Choosing the right buyer is important, as different avenues offer varying levels of convenience, security, and potential returns. Local coin or precious metals dealers provide immediate cash payment and a face-to-face transaction. Their offers might be lower due to overhead costs.

Online precious metals dealers offer more competitive prices due to lower operating expenses and wider market access. This option involves shipping your silver, so consider security, insurance, and tracking. Reputable online dealers provide clear instructions for secure packaging and shipping.

Online auction platforms or marketplaces expose your silver to a broad audience. However, these platforms involve seller fees, the risk of dealing with unverified buyers, and complexities of shipping logistics and fraud prevention.

Pawn shops are not recommended for selling silver bars if your goal is to maximize return. While they offer quick cash, their offers are typically below market value. Private buyers might offer prices closer to the spot price, but this option carries inherent security risks and trust issues.

Research and vet potential buyers thoroughly. Checking online reviews, accreditations, and professional affiliations helps establish credibility.
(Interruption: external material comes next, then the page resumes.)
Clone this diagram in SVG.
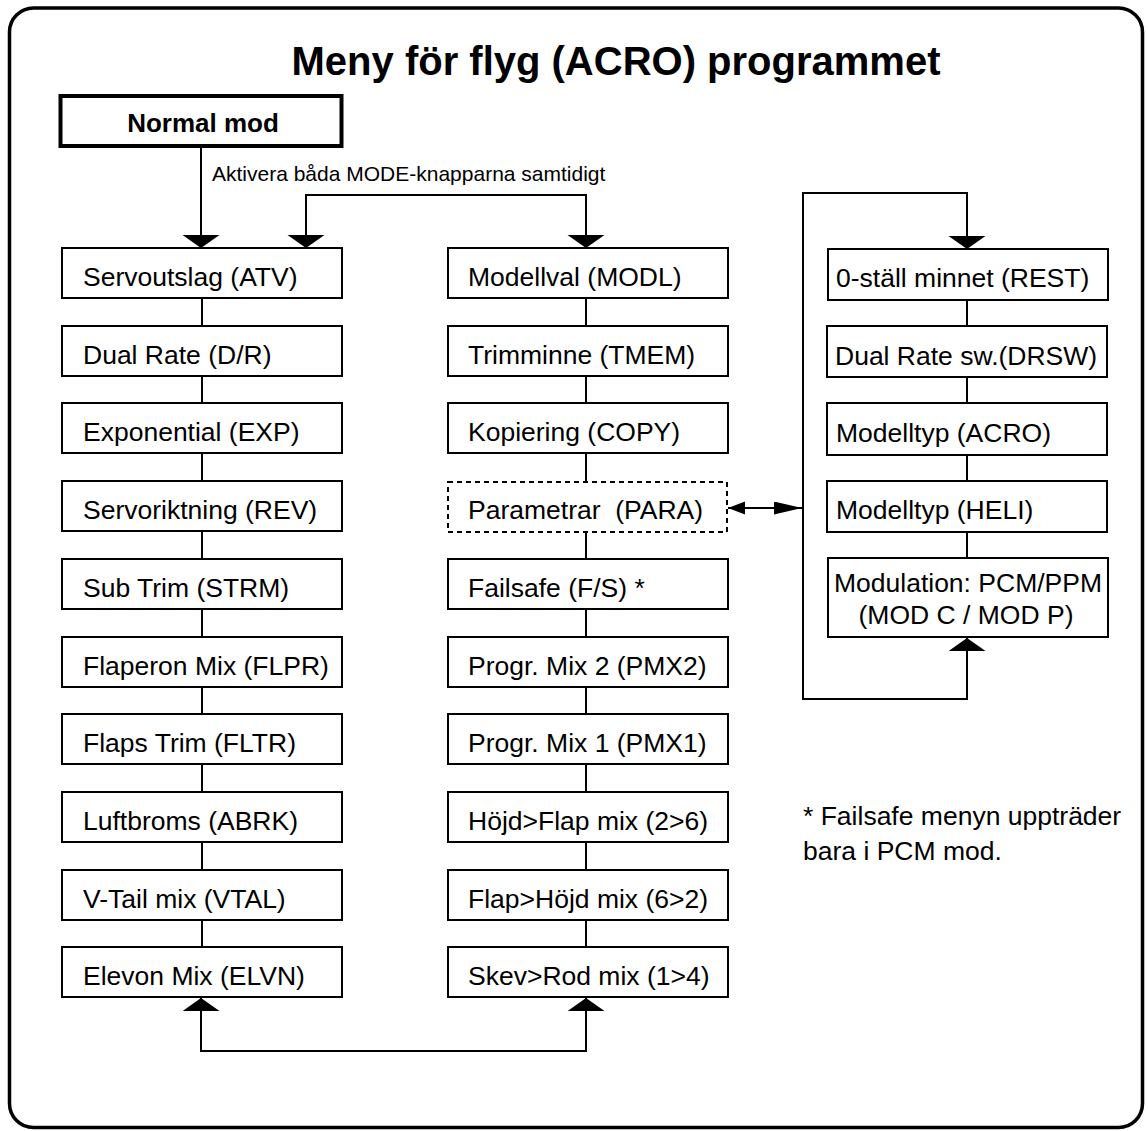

Obtaining multiple quotes from different buyers allows you to compare offers.

Executing the Sale

Once you select a buyer and agree on a price, complete the transaction. For in-person sales, buyers require government-issued identification to comply with regulations and maintain records.

Common payment methods include bank wire transfers, checks, or cash. Bank wires are secure and fast. Checks may take longer to clear and carry higher risk until funds are verified. Cash payments offer immediate liquidity but may be limited by transaction size.

If shipping is involved, securely package your silver bars. Use discreet, sturdy packaging that does not indicate valuable contents, and consider double-boxing. Insuring your shipment for its full market value is recommended.

Utilize reputable carriers that offer tracking and signature confirmation services. Upon the buyer’s confirmed receipt and verification of the silver, payment will be initiated.

Tax Implications

The sale of silver bars is subject to capital gains tax if a profit is realized. The Internal Revenue Service (IRS) classifies precious metals, including silver, as “collectibles.” A capital gain occurs when the selling price of your silver bar exceeds its original purchase price.

The tax rate applied depends on how long you held the silver before selling. If held for one year or less, any profit is a short-term capital gain, taxed at your ordinary income tax rate. For silver held longer than one year, the profit is a long-term capital gain on a collectible.

Long-term capital gains on collectibles are subject to a maximum tax rate of 28%. Maintain accurate records of your silver purchases, including the date of acquisition and purchase price.

Dealers are required to report certain transactions to the IRS using Form 1099-B, “Proceeds From Broker and Barter Exchange Transactions.” Even if you do not receive a Form 1099-B, you are responsible for reporting any capital gains on your tax return. Consulting with a qualified tax professional is advisable for guidance.